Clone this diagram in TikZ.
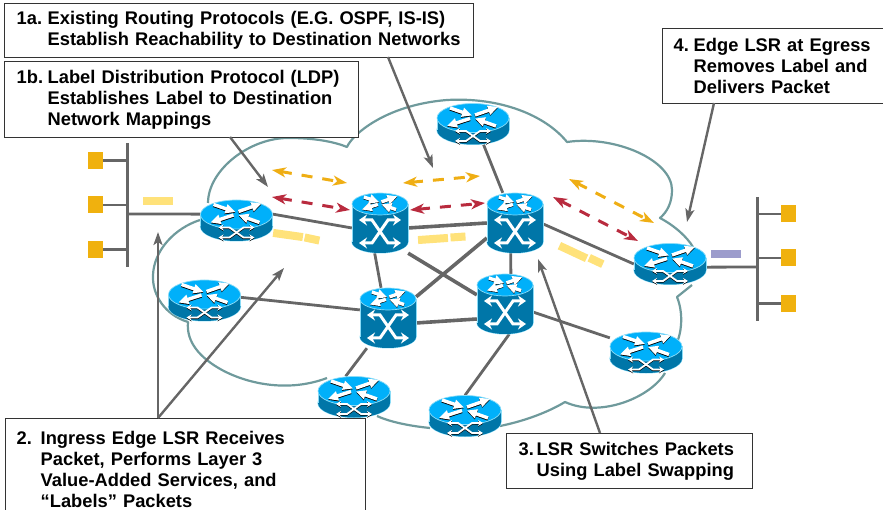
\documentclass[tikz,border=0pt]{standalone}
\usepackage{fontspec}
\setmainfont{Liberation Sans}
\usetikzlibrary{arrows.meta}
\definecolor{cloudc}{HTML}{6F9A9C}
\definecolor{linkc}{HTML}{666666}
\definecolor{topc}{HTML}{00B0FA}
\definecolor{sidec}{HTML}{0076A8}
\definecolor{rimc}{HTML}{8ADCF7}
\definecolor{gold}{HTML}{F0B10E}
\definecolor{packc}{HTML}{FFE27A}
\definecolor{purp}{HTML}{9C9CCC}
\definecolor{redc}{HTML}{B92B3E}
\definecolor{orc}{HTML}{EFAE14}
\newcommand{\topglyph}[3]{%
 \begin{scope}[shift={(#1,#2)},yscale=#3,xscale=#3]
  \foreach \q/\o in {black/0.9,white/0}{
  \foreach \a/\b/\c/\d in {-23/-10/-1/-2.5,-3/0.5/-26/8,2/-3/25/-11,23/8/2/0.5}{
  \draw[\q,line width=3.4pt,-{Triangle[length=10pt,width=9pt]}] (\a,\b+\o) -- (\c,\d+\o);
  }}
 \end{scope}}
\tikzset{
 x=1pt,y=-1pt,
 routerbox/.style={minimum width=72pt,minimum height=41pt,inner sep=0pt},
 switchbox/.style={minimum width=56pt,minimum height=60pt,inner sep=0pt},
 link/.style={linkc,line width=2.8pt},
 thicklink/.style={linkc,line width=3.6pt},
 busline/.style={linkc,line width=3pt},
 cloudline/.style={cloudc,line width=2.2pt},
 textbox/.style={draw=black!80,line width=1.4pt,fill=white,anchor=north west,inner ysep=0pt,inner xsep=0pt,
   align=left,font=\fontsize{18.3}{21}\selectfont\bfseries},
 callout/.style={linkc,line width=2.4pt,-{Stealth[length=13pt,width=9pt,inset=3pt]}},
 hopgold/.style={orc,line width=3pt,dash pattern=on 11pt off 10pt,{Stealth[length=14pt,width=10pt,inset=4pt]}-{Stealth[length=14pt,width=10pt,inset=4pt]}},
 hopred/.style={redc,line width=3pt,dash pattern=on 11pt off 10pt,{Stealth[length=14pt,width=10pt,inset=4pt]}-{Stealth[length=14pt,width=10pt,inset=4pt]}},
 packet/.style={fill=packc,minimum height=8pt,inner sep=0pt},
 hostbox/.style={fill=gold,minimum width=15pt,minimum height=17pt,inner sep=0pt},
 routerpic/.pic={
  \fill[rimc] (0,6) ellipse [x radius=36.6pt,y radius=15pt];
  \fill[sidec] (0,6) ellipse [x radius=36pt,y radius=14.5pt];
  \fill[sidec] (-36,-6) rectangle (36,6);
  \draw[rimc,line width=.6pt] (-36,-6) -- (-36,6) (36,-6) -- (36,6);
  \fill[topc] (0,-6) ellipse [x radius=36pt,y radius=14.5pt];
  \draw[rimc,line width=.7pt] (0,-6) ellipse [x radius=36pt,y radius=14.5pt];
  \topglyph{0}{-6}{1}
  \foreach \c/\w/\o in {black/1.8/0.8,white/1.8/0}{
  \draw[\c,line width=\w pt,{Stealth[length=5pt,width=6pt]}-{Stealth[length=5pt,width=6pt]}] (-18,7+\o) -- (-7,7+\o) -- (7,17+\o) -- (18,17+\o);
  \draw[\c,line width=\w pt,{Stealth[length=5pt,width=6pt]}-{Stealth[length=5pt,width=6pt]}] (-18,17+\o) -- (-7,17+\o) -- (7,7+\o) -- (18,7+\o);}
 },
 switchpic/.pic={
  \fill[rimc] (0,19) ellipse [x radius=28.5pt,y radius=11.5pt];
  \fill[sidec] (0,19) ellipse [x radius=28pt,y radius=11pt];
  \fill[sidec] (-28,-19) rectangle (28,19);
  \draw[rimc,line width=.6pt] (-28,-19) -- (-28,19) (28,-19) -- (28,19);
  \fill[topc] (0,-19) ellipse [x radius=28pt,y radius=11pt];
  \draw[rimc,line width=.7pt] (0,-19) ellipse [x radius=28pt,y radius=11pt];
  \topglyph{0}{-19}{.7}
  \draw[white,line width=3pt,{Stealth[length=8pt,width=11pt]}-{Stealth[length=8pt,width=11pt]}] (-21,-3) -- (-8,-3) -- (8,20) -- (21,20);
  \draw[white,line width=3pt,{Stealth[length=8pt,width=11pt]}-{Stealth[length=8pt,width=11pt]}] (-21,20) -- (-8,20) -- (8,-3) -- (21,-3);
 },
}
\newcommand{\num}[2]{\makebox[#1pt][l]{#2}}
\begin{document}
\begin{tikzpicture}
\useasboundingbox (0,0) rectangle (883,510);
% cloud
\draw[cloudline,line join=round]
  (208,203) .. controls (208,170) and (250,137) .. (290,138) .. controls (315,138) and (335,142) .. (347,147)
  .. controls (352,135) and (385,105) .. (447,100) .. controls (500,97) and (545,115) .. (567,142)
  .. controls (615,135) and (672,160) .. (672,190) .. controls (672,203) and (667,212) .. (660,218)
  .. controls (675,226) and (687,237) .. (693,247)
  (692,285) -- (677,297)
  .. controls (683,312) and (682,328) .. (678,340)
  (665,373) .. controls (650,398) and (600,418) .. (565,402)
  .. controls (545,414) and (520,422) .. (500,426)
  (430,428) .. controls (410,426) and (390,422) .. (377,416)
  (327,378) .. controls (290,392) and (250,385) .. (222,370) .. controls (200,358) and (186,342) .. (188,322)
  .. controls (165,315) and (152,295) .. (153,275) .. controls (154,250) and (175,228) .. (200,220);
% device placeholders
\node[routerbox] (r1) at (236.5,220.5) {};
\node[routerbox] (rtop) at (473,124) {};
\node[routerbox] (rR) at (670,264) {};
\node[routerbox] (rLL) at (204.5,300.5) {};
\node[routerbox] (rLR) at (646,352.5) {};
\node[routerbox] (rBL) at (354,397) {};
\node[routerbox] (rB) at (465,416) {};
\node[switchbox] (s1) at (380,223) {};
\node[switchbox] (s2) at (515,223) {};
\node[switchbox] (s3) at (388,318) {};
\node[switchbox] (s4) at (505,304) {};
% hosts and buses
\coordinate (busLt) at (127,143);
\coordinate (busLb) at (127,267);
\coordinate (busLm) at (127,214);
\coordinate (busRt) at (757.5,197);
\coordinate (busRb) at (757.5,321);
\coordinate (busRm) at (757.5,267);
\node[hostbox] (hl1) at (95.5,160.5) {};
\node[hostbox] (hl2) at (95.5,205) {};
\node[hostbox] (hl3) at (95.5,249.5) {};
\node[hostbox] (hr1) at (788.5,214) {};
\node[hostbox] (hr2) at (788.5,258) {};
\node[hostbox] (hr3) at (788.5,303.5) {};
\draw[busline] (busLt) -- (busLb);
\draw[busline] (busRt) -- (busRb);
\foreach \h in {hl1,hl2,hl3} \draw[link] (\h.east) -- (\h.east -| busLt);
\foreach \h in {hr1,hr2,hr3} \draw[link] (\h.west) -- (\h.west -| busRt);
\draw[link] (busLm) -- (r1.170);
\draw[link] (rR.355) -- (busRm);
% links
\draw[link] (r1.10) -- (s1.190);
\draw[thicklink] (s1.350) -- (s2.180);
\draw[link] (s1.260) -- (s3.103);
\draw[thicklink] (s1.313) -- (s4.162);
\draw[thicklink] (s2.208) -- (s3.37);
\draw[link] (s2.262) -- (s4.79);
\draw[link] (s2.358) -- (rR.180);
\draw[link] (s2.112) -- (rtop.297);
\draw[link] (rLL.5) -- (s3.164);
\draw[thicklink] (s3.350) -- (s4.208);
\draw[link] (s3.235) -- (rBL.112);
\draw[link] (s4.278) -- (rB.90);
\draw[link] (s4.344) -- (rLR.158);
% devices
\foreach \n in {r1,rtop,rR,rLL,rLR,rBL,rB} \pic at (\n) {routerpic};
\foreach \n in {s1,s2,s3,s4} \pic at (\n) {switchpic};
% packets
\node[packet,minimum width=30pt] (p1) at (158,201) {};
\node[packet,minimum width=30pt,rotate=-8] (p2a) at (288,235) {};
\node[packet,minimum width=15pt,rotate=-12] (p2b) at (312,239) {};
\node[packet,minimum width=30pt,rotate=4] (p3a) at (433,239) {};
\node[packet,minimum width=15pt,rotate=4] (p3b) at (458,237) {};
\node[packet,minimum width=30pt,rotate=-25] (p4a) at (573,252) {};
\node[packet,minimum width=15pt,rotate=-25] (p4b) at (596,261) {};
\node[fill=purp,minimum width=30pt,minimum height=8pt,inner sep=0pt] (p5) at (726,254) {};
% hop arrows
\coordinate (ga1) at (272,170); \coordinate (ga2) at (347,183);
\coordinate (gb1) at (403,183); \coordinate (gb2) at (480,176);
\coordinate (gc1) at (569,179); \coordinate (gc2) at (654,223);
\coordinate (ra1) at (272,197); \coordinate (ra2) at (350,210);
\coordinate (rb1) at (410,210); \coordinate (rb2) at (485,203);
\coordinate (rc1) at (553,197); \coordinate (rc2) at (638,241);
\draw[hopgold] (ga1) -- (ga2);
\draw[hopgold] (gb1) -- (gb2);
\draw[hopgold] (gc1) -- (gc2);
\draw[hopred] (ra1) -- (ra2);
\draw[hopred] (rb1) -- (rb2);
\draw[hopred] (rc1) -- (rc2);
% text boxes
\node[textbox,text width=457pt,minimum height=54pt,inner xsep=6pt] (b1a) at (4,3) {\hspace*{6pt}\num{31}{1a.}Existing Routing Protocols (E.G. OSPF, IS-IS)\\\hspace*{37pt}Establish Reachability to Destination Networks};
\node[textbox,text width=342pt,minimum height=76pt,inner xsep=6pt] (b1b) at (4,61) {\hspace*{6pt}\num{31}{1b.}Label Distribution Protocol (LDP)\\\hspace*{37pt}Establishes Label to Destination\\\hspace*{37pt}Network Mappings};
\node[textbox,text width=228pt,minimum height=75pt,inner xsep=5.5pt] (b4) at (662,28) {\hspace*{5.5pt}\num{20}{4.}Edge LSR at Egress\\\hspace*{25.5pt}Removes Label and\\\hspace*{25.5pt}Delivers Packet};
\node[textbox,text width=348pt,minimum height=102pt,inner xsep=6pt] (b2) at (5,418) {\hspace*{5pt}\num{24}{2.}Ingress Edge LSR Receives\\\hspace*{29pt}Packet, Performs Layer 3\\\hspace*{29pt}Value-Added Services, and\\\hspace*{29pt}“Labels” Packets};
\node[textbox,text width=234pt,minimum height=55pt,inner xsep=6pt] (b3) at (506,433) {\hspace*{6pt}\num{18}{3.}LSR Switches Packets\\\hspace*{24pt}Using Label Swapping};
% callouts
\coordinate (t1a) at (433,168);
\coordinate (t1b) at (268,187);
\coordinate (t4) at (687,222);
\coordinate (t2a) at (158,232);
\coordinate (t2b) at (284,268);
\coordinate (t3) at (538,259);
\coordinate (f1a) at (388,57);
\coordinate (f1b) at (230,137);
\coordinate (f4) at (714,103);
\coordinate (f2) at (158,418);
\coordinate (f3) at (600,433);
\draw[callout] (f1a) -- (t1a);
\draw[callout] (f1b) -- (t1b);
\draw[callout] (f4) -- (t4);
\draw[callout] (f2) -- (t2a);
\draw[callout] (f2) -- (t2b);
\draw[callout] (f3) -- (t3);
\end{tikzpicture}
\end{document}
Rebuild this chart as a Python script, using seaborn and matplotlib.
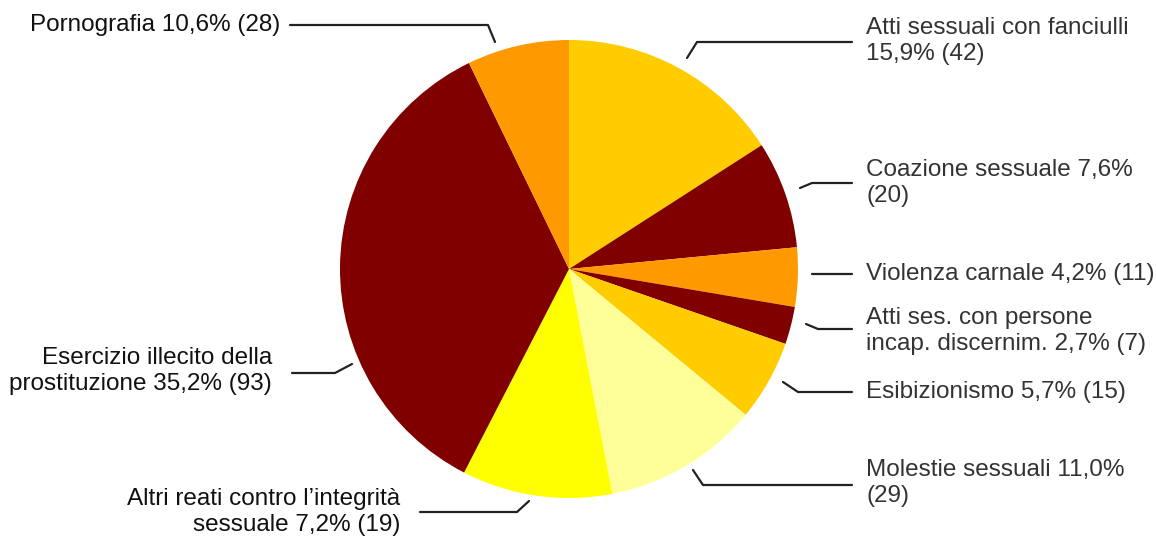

┄┄┄┄┄┄

**Aim of the task**
Return every line above that contains the word "this".

**Answer to the exercise**
Clone this diagram in TikZ.
Rebuild this chart as a Python script, using seaborn and matplotlib.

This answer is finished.